Type Converters in Rust
Advent of Code 2023 has just kicked off, and I'm going to try something a bit different this year, I'm going to try and share useful concepts and patterns that play a role in solving each day's puzzle.
Today, we're looking at how type converters work in Rust, and how you can use them to create intuitive interfaces for your types.
What are Type Converters?
Type converters are present in most languages, they're a means of converting one type into another. This is extremely common when converting between primitive types like integers and floating point numbers, where the traditional C-style syntax would be something like: (int)floatValue
.
Different languages have different syntaxes for this, but the concept is the same: take a value of one type, and convert it to a value of another type. From a function signature perspective, we're looking for fn convert(from: T) -> U
, where T
and U
are different types.
Types of Type Converters
This kind of conversion is so common in practical code that instead of having each type implement its own conversion interface, most languages provide a standard means of doing so. This sounds great, until you realize that in the world of type conversions, one size really doesn't fit all.
Let's take C# for example:
object input = 42.5;
// Here we expect to do a fast "cast" from the input to an integer.
// If it fails, we expect to get a TypeCastException.
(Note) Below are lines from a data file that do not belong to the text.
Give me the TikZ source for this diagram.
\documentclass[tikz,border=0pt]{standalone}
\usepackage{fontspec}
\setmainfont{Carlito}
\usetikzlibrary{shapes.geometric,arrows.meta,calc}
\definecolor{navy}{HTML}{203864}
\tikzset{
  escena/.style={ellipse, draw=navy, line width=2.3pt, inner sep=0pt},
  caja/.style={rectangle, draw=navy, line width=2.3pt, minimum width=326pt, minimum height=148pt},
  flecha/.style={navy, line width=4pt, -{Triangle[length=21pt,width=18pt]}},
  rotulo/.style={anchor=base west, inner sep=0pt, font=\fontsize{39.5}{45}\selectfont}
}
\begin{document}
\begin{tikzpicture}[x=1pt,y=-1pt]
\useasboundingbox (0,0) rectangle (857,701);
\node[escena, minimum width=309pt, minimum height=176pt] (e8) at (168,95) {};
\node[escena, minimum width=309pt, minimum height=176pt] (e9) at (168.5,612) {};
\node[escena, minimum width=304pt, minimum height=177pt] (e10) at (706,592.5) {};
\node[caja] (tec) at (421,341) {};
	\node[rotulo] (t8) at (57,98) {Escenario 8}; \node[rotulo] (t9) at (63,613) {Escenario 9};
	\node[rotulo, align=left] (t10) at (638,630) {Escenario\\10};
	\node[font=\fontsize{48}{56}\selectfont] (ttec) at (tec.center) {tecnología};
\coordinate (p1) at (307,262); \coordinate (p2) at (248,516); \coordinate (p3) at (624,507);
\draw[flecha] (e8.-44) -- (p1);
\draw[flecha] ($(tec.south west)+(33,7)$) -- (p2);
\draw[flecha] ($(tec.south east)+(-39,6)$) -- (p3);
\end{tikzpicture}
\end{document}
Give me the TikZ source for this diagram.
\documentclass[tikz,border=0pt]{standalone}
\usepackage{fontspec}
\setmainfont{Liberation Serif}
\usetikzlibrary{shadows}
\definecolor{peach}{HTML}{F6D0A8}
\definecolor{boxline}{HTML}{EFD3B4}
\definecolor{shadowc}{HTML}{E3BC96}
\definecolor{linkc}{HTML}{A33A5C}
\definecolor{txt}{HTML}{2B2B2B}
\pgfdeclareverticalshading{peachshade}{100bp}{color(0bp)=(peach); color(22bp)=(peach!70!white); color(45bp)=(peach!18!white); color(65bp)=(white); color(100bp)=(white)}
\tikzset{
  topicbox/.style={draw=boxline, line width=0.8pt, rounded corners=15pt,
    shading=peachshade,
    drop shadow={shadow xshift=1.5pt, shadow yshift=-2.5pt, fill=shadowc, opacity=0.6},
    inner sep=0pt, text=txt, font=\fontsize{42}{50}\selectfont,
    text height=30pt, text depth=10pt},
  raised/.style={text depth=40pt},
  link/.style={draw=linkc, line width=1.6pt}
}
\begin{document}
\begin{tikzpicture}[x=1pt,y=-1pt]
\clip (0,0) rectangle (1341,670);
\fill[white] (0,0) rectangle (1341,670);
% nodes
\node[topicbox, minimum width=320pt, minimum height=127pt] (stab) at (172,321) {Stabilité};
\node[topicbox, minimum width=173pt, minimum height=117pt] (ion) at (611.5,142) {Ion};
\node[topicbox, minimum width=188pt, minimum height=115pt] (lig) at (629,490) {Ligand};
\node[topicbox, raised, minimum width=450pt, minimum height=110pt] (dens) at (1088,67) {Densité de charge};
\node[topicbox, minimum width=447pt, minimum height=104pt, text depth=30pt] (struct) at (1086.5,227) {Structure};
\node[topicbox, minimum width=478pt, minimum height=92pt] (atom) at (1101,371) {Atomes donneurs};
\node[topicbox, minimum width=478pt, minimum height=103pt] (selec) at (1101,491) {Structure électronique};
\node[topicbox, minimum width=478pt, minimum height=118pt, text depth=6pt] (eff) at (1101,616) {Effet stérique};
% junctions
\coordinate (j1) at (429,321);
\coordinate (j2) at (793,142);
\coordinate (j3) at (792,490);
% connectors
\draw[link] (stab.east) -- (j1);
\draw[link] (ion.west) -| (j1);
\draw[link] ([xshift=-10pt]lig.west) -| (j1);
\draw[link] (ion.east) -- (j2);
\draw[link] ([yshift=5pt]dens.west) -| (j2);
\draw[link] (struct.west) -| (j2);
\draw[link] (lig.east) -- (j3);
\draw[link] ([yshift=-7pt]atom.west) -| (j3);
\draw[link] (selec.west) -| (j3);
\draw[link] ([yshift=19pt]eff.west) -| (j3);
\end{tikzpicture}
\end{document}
var intValue = (int)input;
// Here we expect to get null if the conversion fails, but it should
// still be a fast operation.
var maybeIntValue = input as int;
// Here we expect to run some kind of parsing logic across the input
// (i.e. it's likely to be more costly and could fail with an exception).
Convert.ToInt32(input);
Each of these patterns conveys meaning to the reader, and each of them has its own set of tradeoffs which the author of the code needs to consider before using them. As such, having different syntaxes for each of them is actually quite useful. In general, we can break down type conversions into three categories:
- Fast, Safe, Casts: These are used when the conversion is expected to be fast, and the conversion is expected to succeed. If the conversion fails, it should throw an exception or panic (but this should be rare/never happen).
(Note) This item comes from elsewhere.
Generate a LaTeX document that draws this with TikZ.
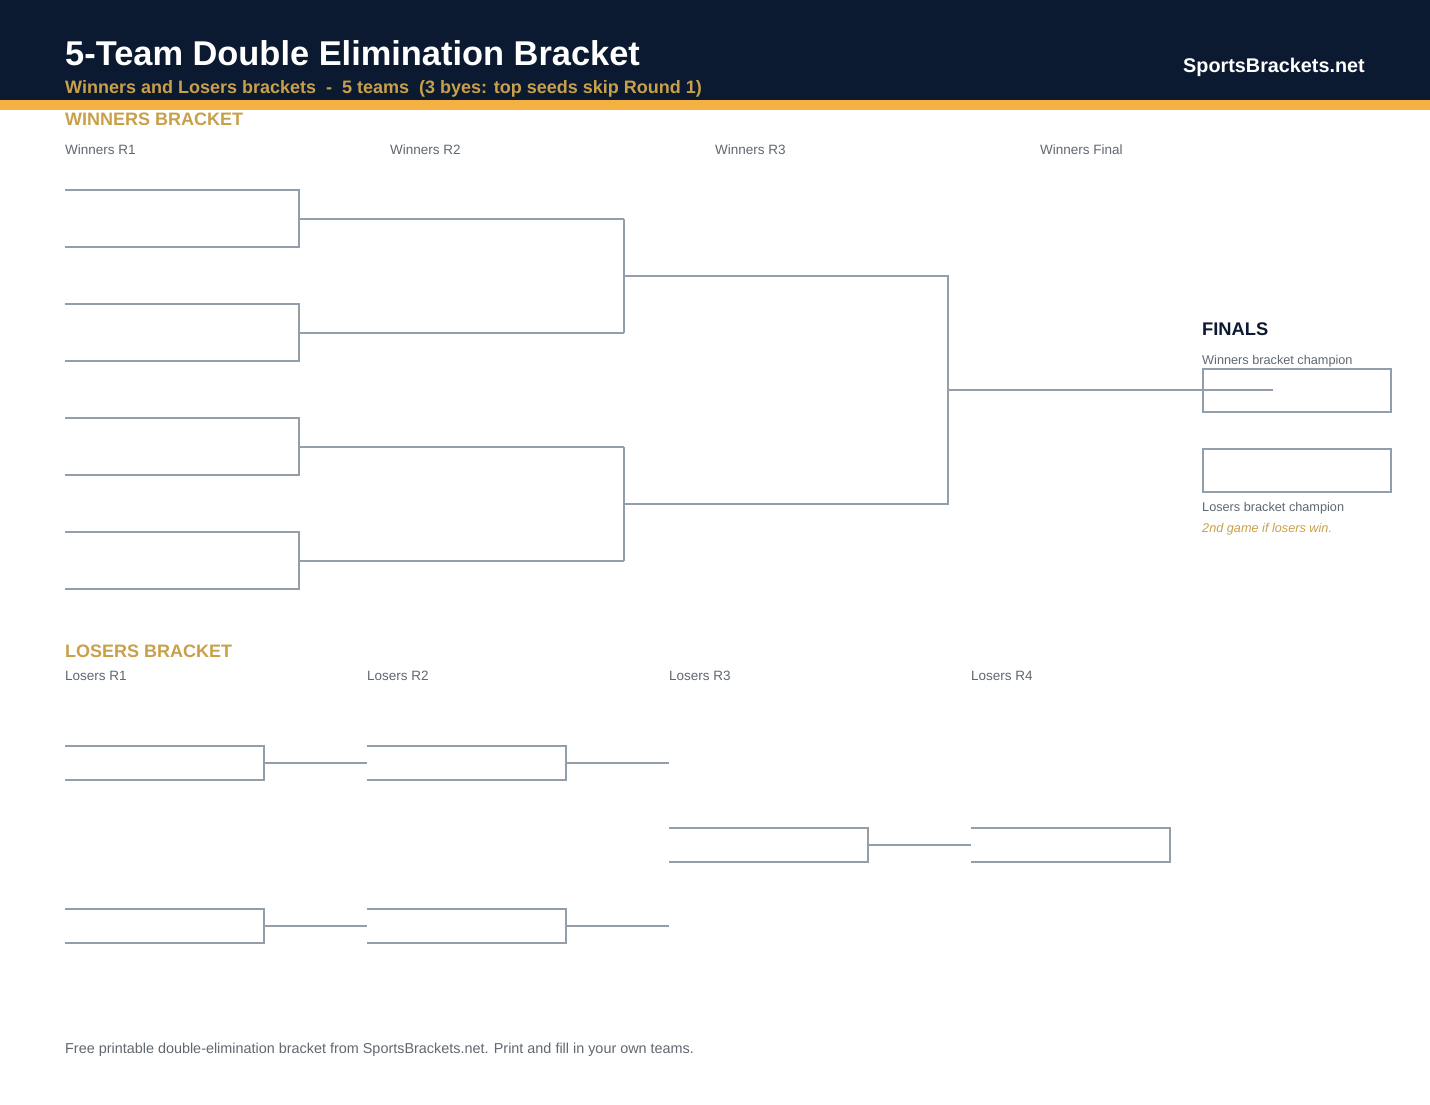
\documentclass[tikz,border=0pt]{standalone}
\usepackage{fontspec}
\setmainfont{Liberation Sans}
\definecolor{navy}{HTML}{0B1A30}
\definecolor{band}{HTML}{F5B042}
\definecolor{gold}{HTML}{C9A04A}
\definecolor{lgray}{HTML}{929EAA}
\definecolor{tgray}{HTML}{5F6770}
\begin{document}
\begin{tikzpicture}[x=1pt,y=-1pt,
  line/.style={draw=lgray,line width=2pt},
  txt/.style={anchor=base west,inner sep=0pt},
  rlabel/.style={txt,text=tgray,font=\fontsize{13.5}{15}\selectfont},
  seclabel/.style={txt,text=gold,font=\fontsize{18}{20}\selectfont\bfseries},
  champ/.style={draw=lgray,line width=2pt,minimum width=188pt,minimum height=43pt,inner sep=0pt,anchor=north west}]
\useasboundingbox (0,0) rectangle (1430,1105);
\fill[navy] (0,0) rectangle (1430,100);
\fill[band] (0,100) rectangle (1430,110);
\node[txt,text=white,font=\fontsize{34.4}{38}\selectfont\bfseries] (title) at (65,66) {5-Team Double Elimination Bracket};
\node[txt,text=gold,font=\fontsize{18}{20}\selectfont\bfseries] (sub) at (65,94) {Winners and Losers brackets\ \ -\ \ 5 teams\ \ (3 byes: top seeds skip Round 1)};
\node[anchor=base east,inner sep=0pt,text=white,font=\fontsize{19.8}{22}\selectfont\bfseries] (site) at (1365,73) {SportsBrackets.net};
% winners
\node[seclabel] (wb) at (65,126) {WINNERS BRACKET};
\node[rlabel] (wr1) at (65,155) {Winners R1};
\node[rlabel] (wr2) at (390,155) {Winners R2};
\node[rlabel] (wr3) at (715,155) {Winners R3};
\node[rlabel] (wf) at (1040,155) {Winners Final};
% R1 slots
\foreach \i/\a/\b in {1/190/247,2/304/361,3/418/475,4/532/589}{
  \coordinate (a\i) at (65,\a); \coordinate (b\i) at (65,\b);
  \coordinate (ae\i) at (299,\a); \coordinate (be\i) at (299,\b);
  \draw[line] (a\i) -- (ae\i) -- (be\i) -- (b\i);
}
% R2
\foreach \i/\y in {1/218.5,2/332.5,3/446.5,4/560.5}{
  \coordinate (m\i) at (299,\y); \coordinate (me\i) at (624,\y);
  \draw[line] (m\i) -- (me\i);
}
\draw[line] (me1) -- (me2);
\draw[line] (me3) -- (me4);
% R3
\coordinate (n1) at (624,275.5); \coordinate (ne1) at (948,275.5);
\coordinate (n2) at (624,503.5); \coordinate (ne2) at (948,503.5);
\draw[line] (n1) -- (ne1) -- (ne2) -- (n2);
\coordinate (f0) at (948,389.5); \coordinate (f1) at (1273,389.5);
\draw[line] (f0) -- (f1);
% finals
\node[txt,text=navy,font=\fontsize{18.3}{20}\selectfont\bfseries] (fin) at (1202,335) {FINALS};
\node[rlabel,font=\fontsize{12.7}{15}\selectfont] (wbc) at (1202,364) {Winners bracket champion};
\node[champ] (box1) at (1202,368) {};
\node[champ] (box2) at (1202,448) {};
\node[rlabel,font=\fontsize{12.7}{15}\selectfont] (lbc) at (1202,511) {Losers bracket champion};
\node[txt,text=gold,font=\fontsize{12.7}{15}\selectfont\itshape] (note) at (1202,532) {2nd game if losers win.};
% losers
\node[seclabel] (lb) at (65,657) {LOSERS BRACKET};
\node[rlabel] (lr1) at (65,680) {Losers R1};
\node[rlabel] (lr2) at (367,680) {Losers R2};
\node[rlabel] (lr3) at (669,680) {Losers R3};
\node[rlabel] (lr4) at (971,680) {Losers R4};
\foreach \n/\x/\t in {p/65/746,q/367/746,r/65/909,s/367/909,u/669/828,v/971/828}{
  \coordinate (\n a) at (\x,\t);
  \coordinate (\n ae) at ({\x+199},\t);
  \coordinate (\n be) at ({\x+199},{\t+34});
  \coordinate (\n b) at (\x,{\t+34});
  \coordinate (\n m) at ({\x+199},{\t+17});
  \draw[line] (\n a) -- (\n ae) -- (\n be) -- (\n b);
}
\coordinate (qin) at (367,763); \coordinate (sin) at (367,926);
\coordinate (qout) at (669,763); \coordinate (sout) at (669,926);
\coordinate (vin) at (971,845);
\draw[line] (pm) -- (qin);
\draw[line] (rm) -- (sin);
\draw[line] (qm) -- (qout);
\draw[line] (sm) -- (sout);
\draw[line] (um) -- (vin);
\node[rlabel,font=\fontsize{14.4}{16}\selectfont] (foot) at (65,1053) {Free printable double-elimination bracket from SportsBrackets.net. Print and fill in your own teams.};
\end{tikzpicture}
\end{document}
- Fast, Maybe Casts: These are used when the conversion is expected to be fast, and the conversion is expected to fail. If the conversion fails, it should return an indication of the failure (i.e.
null
orNone
). - Slow, Parsing: These are used when the conversion is expected to be slow, and the conversion is expected to fail. If the conversion fails, it should surface detailed information about why it failed (i.e. an exception with a detailed message, or a
Err
in Rust).
In the Rust world, these look like the following:
// Fast, Safe, Casts
let input = 42.5 as i32;
// or using the `From`/`Into` traits
let value = input.into();
// Fast, Maybe Casts
let value = input.try_into()?;
// Slow, Parsing
let value = input.parse::<i32>()?;
Type Converter APIs
A challenge of language design when it comes to type coercion is the question of how best to satisfy the "Open-Closed Principle" (O in SOLID). In other words, how do you allow developers to introduce type converters without needing to modify types that they don't own?
Let's take the example of me wanting to implement a DateTimeLocation
type which wraps a DateTime
and a Location
(i.e. a latitude and longitude). I'd like to be able to easily convert bi-directionally between a DateTimeLocation
and a DateTime
or Location
, but I don't want to have to modify the DateTime
or Location
types to do so.
If your language doesn't have support for bi-directional type converters, you're going to need to implement two different APIs: a forward converter and a reverse converter. This works, but it really isn't the nicest API to use since it requires that people using your API switch to calling methods on your type rather than relying on the language's built-in type conversion syntax.
class DateTimeLocation:
def __init__(self, date_time: datetime, location: Location = None):
self.date_time = date_time
self.location = location
def to_date_time(self) -> datetime:
return self.date_time
def to_location(self) -> Location:
return self.location
my_date_time = DateTimeLocation(datetime.now(), Location(36.12, -86.67))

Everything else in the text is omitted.